Here is an article on using it with some examples: https://www.ibm.com/developerworks/xml/library/x-tipulldom/index.html
To get the content of an element, you need to overwrite the characters
method... add this to your handler class:
def characters(self, data):
print data
Be careful with this, though: The parser is not required to give you all data in a single chunk. You should use an internal Buffer and read it when needed. In most of my xml/sax code I do something like this:
class MyHandler(xml.sax.handler.ContentHandler):
def __init__(self):
self._charBuffer = []
def _flushCharBuffer(self):
s = ''.join(self._charBuffer)
self._charBuffer = []
return s
def characters(self, data):
self._charBuffer.append(data)
... and then call the flush method on the end of elements where I need the data.

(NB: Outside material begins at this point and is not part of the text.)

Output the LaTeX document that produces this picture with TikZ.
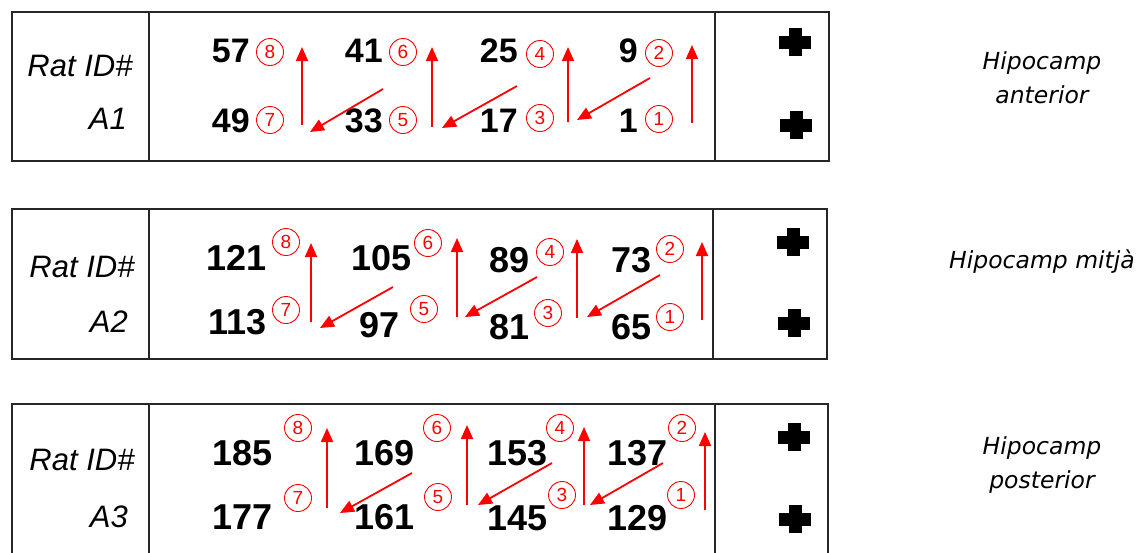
\documentclass[tikz,border=0pt]{standalone}
\usepackage{fontspec}
\setmainfont{Liberation Sans}
\newfontfamily\regionfont{DejaVu Sans}
\usetikzlibrary{arrows.meta}

\tikzset{
  frame/.style={line width=2.8pt,draw=black!85},
  num/.style={font=\fontsize{36}{36}\selectfont\bfseries,anchor=east,inner sep=0pt},
  smallnum/.style={num,font=\fontsize{34}{34}\selectfont\bfseries},
  ord/.style={circle,draw=red,text=red,line width=0.9pt,minimum size=27pt,inner sep=0pt,
    font=\fontsize{19}{19}\selectfont},
  idtext/.style={font=\fontsize{31}{31}\selectfont\itshape,inner sep=0pt},
  region/.style={font=\regionfont\fontsize{23.5}{34}\selectfont\itshape,align=center},
  walk/.style={red,line width=1.8pt,-{Triangle[length=14pt,width=12pt]}},
  heavyplus/.pic={\fill (-16,-6.5) rectangle (16,6.5); \fill (-6.5,-14) rectangle (6.5,14);}
}

\begin{document}
\begin{tikzpicture}[x=1pt,y=-1pt]
  \useasboundingbox (0,0) rectangle (1143,552);
  \clip (0,0) rectangle (1143,552);

  % anterior
  \draw[frame] (12,12) rectangle (829,161);
  \draw[frame] (149,12) -- (149,161) (715,12) -- (715,161);
  \node[idtext] (id1) at (80,66) {Rat ID\#};
  \node[idtext,anchor=east] (rat1) at (127,119) {A1};
  \node[smallnum] (n57) at (250,51) {57};  \node[ord] (a8) at (270,52) {8};
  \node[smallnum] (n49) at (250,121) {49}; \node[ord] (a7) at (270,120) {7};
  \node[smallnum] (n41) at (383,51) {41};  \node[ord] (a6) at (403,52) {6};
  \node[smallnum] (n33) at (383,121) {33}; \node[ord] (a5) at (403,120) {5};
  \node[smallnum] (n25) at (518,51) {25};  \node[ord] (a4) at (540,54) {4};
  \node[smallnum] (n17) at (518,121) {17}; \node[ord] (a3) at (540,118) {3};
  \node[smallnum] (n9) at (638,51) {9};    \node[ord] (a2) at (659,53) {2};
  \node[smallnum] (n1) at (638,121) {1};   \node[ord] (a1) at (659,119) {1};
  \coordinate (a12s) at (692,123); \coordinate (a12e) at (692,45);
  \coordinate (a23s) at (650,78);  \coordinate (a23e) at (577,120);
  \coordinate (a34s) at (568,122); \coordinate (a34e) at (568,47);
  \coordinate (a45s) at (517,86);  \coordinate (a45e) at (442,128);
  \coordinate (a56s) at (432,127); \coordinate (a56e) at (432,47);
  \coordinate (a67s) at (383,89);  \coordinate (a67e) at (310,132);
  \coordinate (a78s) at (302,125); \coordinate (a78e) at (302,47);
  \draw[walk] (a12s) -- (a12e);
  \draw[walk] (a23s) -- (a23e);
  \draw[walk] (a34s) -- (a34e);
  \draw[walk] (a45s) -- (a45e);
  \draw[walk] (a56s) -- (a56e);
  \draw[walk] (a67s) -- (a67e);
  \draw[walk] (a78s) -- (a78e);
  \pic (plus1a) at (795,42) {heavyplus};
  \pic (plus1b) at (796,125) {heavyplus};
  \node[region] (ant) at (1042,78) {Hipocamp\\anterior};

  % mitja
  \draw[frame] (12,209) rectangle (827,359);
  \draw[frame] (149,209) -- (149,359) (713,209) -- (713,359);
  \node[idtext] (id2) at (82,267) {Rat ID\#};
  \node[idtext,anchor=east] (rat2) at (128,322) {A2};
  \node[num] (n121) at (267,258) {121}; \node[ord] (b8) at (286,242) {8};
  \node[num] (n113) at (267,322) {113}; \node[ord] (b7) at (286,310) {7};
  \node[num] (n105) at (412,258) {105}; \node[ord] (b6) at (428,243) {6};
  \node[num] (n97) at (400,325) {97};   \node[ord] (b5) at (424,309) {5};
  \node[num] (n89) at (530,260) {89};   \node[ord] (b4) at (550,252) {4};
  \node[num] (n81) at (530,327) {81};   \node[ord] (b3) at (548,313) {3};
  \node[num] (n73) at (652,260) {73};   \node[ord] (b2) at (670,249) {2};
  \node[num] (n65) at (652,327) {65};   \node[ord] (b1) at (670,317) {1};
  \coordinate (b12s) at (702,320); \coordinate (b12e) at (702,242);
  \coordinate (b23s) at (660,275); \coordinate (b23e) at (587,317);
  \coordinate (b34s) at (577,318); \coordinate (b34e) at (577,239);
  \coordinate (b45s) at (537,277); \coordinate (b45e) at (465,317);
  \coordinate (b56s) at (457,317); \coordinate (b56e) at (457,238);
  \coordinate (b67s) at (393,287); \coordinate (b67e) at (320,328);
  \coordinate (b78s) at (311,322); \coordinate (b78e) at (311,243);
  \draw[walk] (b12s) -- (b12e);
  \draw[walk] (b23s) -- (b23e);
  \draw[walk] (b34s) -- (b34e);
  \draw[walk] (b45s) -- (b45e);
  \draw[walk] (b56s) -- (b56e);
  \draw[walk] (b67s) -- (b67e);
  \draw[walk] (b78s) -- (b78e);
  \pic (plus2a) at (793,242) {heavyplus};
  \pic (plus2b) at (794,323) {heavyplus};
  \node[region] (mid) at (1042,262) {Hipocamp mitjà};

  % posterior
  \draw[frame] (12,570) -- (12,404) -- (828,404) -- (828,570);
  \draw[frame] (149,404) -- (149,570) (715,404) -- (715,570);
  \node[idtext] (id3) at (82,460) {Rat ID\#};
  \node[idtext,anchor=east] (rat3) at (128,517) {A3};
  \node[num] (n185) at (273,453) {185}; \node[ord] (c8) at (298,428) {8};
  \node[num] (n177) at (273,517) {177}; \node[ord] (c7) at (298,498) {7};
  \node[num] (n169) at (415,453) {169}; \node[ord] (c6) at (437,428) {6};
  \node[num] (n161) at (415,517) {161}; \node[ord] (c5) at (438,497) {5};
  \node[num] (n153) at (548,453) {153}; \node[ord] (c4) at (560,428) {4};
  \node[num] (n145) at (548,518) {145}; \node[ord] (c3) at (562,495) {3};
  \node[num] (n137) at (668,453) {137}; \node[ord] (c2) at (682,428) {2};
  \node[num] (n129) at (668,518) {129}; \node[ord] (c1) at (681,495) {1};
  \coordinate (c12s) at (705,510); \coordinate (c12e) at (705,432);
  \coordinate (c23s) at (663,463); \coordinate (c23e) at (590,505);
  \coordinate (c34s) at (584,505); \coordinate (c34e) at (584,427);
  \coordinate (c45s) at (552,463); \coordinate (c45e) at (478,505);
  \coordinate (c56s) at (467,505); \coordinate (c56e) at (467,425);
  \coordinate (c67s) at (412,473); \coordinate (c67e) at (340,513);
  \coordinate (c78s) at (327,508); \coordinate (c78e) at (327,428);
  \draw[walk] (c12s) -- (c12e);
  \draw[walk] (c23s) -- (c23e);
  \draw[walk] (c34s) -- (c34e);
  \draw[walk] (c45s) -- (c45e);
  \draw[walk] (c56s) -- (c56e);
  \draw[walk] (c67s) -- (c67e);
  \draw[walk] (c78s) -- (c78e);
  \pic (plus3a) at (794,437) {heavyplus};
  \pic (plus3b) at (795,519) {heavyplus};
  \node[region] (post) at (1042,465) {Hipocamp\\posterior};
\end{tikzpicture}
\end{document}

For your whole use case - assuming you have a file containing multiple job descriptions and want a list which holds the jobs with each job being a dictionary of the fields, do something like this:
class MyHandler(xml.sax.handler.ContentHandler):
def __init__(self):
self._charBuffer = []
self._result = []
def _getCharacterData(self):
data = ''.join(self._charBuffer).strip()
self._charBuffer = []
return data.strip() #remove strip() if whitespace is important
def parse(self, f):
xml.sax.parse(f, self)
return self._result
def characters(self, data):
self._charBuffer.append(data)
def startElement(self, name, attrs):
if name == 'job': self._result.append({})
def endElement(self, name):
if not name == 'job': self._result[-1][name] = self._getCharacterData()
jobs = MyHandler().parse("job-file.xml") #a list of all jobs
If you just need to parse a single job at a time, you can simplify the list part and throw away the startElement
method - just set _result to a dict and assign to it directly in endElement
.